Given a set of predicted probabilities p or predicted log odds logit, and a vector of binary outcomes y that were not used in developing the predictions p or logit, val.prob computes the following indexes and statistics: Somers' $D_{xy}$ rank correlation between p and y [$2(C-.5)$, $C$=ROC area], Nagelkerke-Cox-Snell-Maddala-Magee R-squared index, Discrimination index D [ (Logistic model L.R. $\chi^2$ - 1)/n], L.R. $\chi^2$, its $P$-value, Unreliability index $U$, $\chi^2$ with 2 d.f. for testing unreliability (H0: intercept=0, slope=1), its $P$-value, the quality index $Q$, Brier score (average squared difference in p and y), Intercept, and Slope, and $E_{max}$=maximum absolute difference in predicted and calibrated probabilities. If pl=TRUE, plots fitted logistic calibration curve and optionally a smooth nonparametric fit using lowess(p,y,iter=0) and grouped proportions vs. mean predicted probability in group. If the predicted probabilities or logits are constant, the statistics are returned and no plot is made.

When group is present, different statistics are computed, different graphs are made, and the object returned by val.prob is different. group specifies a stratification variable. Validations are done separately by levels of group and overall. A print method prints summary statistics and several quantiles of predicted probabilities, and a plot method plots calibration curves with summary statistics superimposed, along with selected quantiles of the predicted probabilities (shown as tick marks on calibration curves). Only the lowess calibration curve is estimated. The statistics computed are the average predicted probability, the observed proportion of events, a 1 d.f. chi-square statistic for testing for overall mis-calibration (i.e., a test of the observed vs. the overall average predicted probability of the event) (ChiSq), and a 2 d.f. chi-square statistic for testing simultaneously that the intercept of a linear logistic calibration curve is zero and the slope is one (ChiSq2), average absolute calibration error (average absolute difference between the lowess-estimated calibration curve and the line of identity, labeled Eavg), Eavg divided by the difference between the 0.95 and 0.05 quantiles of predictive probabilities (Eavg/P90), a "median odds ratio", i.e., the anti-log of the median absolute difference between predicted and calibrated predicted log odds of the event (Med OR), the C-index (ROC area), the Brier quadratic error score (B), a chi-square test of goodness of fit based on the Brier score (B ChiSq), and the Brier score computed on calibrated rather than raw predicted probabilities (B cal). The first chi-square test is a test of overall calibration accuracy ("calibration in the large"), and the second will also detect errors such as slope shrinkage caused by overfitting or regression to the mean. See Cox (1970) for both of these score tests. The goodness of fit test based on the (uncalibrated) Brier score is due to Hilden, Habbema, and Bjerregaard (1978) and is discussed in Spiegelhalter (1986). When group is present you can also specify sampling weights (usually frequencies), to obtained weighted calibration curves.
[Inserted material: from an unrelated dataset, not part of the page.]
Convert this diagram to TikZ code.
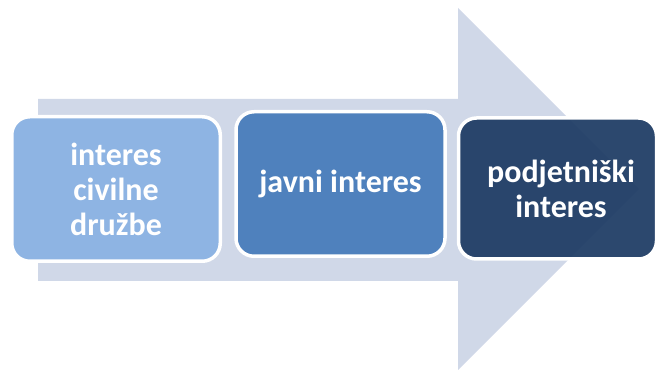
\documentclass[tikz,border=0pt]{standalone}
\usepackage{fontspec}
\setmainfont{Carlito}
\begin{document}
\begin{tikzpicture}[x=1pt,y=-1pt,
  stage/.style={draw=white, line width=3.5pt, rounded corners=18pt,
    inner sep=0pt, minimum width=208.5pt, minimum height=144.5pt,
    align=center, text=white, font=\fontsize{32}{35}\selectfont\bfseries},
  stagetext/.style={align=center, text=white, inner sep=0pt,
    font=\fontsize{32}{35}\selectfont\bfseries}]
\definecolor{arrowbg}{HTML}{D0D8E8}
\definecolor{stageA}{HTML}{8EB4E3}
\definecolor{stageB}{HTML}{4F81BD}
\definecolor{stageC}{HTML}{213E66}
\useasboundingbox (0,0) rectangle (657,371);
% broad background arrow
\fill[arrowbg] (38,99) -- (458,99) -- (458,8) -- (639,189) -- (458,370)
  -- (458,281) -- (38,281) -- cycle;
% three stages
\node[stage, fill=stageA] (s1) at (116,189) {interes\\civilne\\družbe};
\node[stage, fill=stageB, minimum width=209pt] (s2) at (340.5,184) {javni interes};
\node[stage, fill=stageC, fill opacity=0.95, draw opacity=1,
  minimum width=198pt, minimum height=141pt] (s3) at (557.5,188.5) {};
\node[stagetext] (t3) at (561,189) {podjetniški\\interes};
\end{tikzpicture}
\end{document}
To get the behavior that results from a grouping variable being present without having a grouping variable, use group=TRUE. In the plot method, calibration curves are drawn and labeled by default where they are maximally separated using the labcurve function. The following parameters do not apply when group is present: pl, smooth,, m, g, cuts, emax.lim, legendloc, riskdist, mkh,, connect.smooth. The following parameters apply to the plot method but not to val.prob: xlab, ylab, lim, statloc, cex.

models, regression, smooth, htest
val.prob(p, y, logit, group, weights=rep(1,length(y)), normwt=FALSE, 
         pl=TRUE, smooth=TRUE,,
         xlab="Predicted Probability", ylab="Actual Probability",
         lim=c(0, 1), m, g, cuts, emax.lim=c(0,1),
         legendloc=lim[1] + c(0.55 * diff(lim), 0.27 * diff(lim)), 
         statloc=c(0,0.9), riskdist="calibrated", cex=.75, mkh=.02,, connect.smooth=TRUE,, 
         evaluate=100, nmin=0)

## S3 method for class 'val.prob': print(x, \dots)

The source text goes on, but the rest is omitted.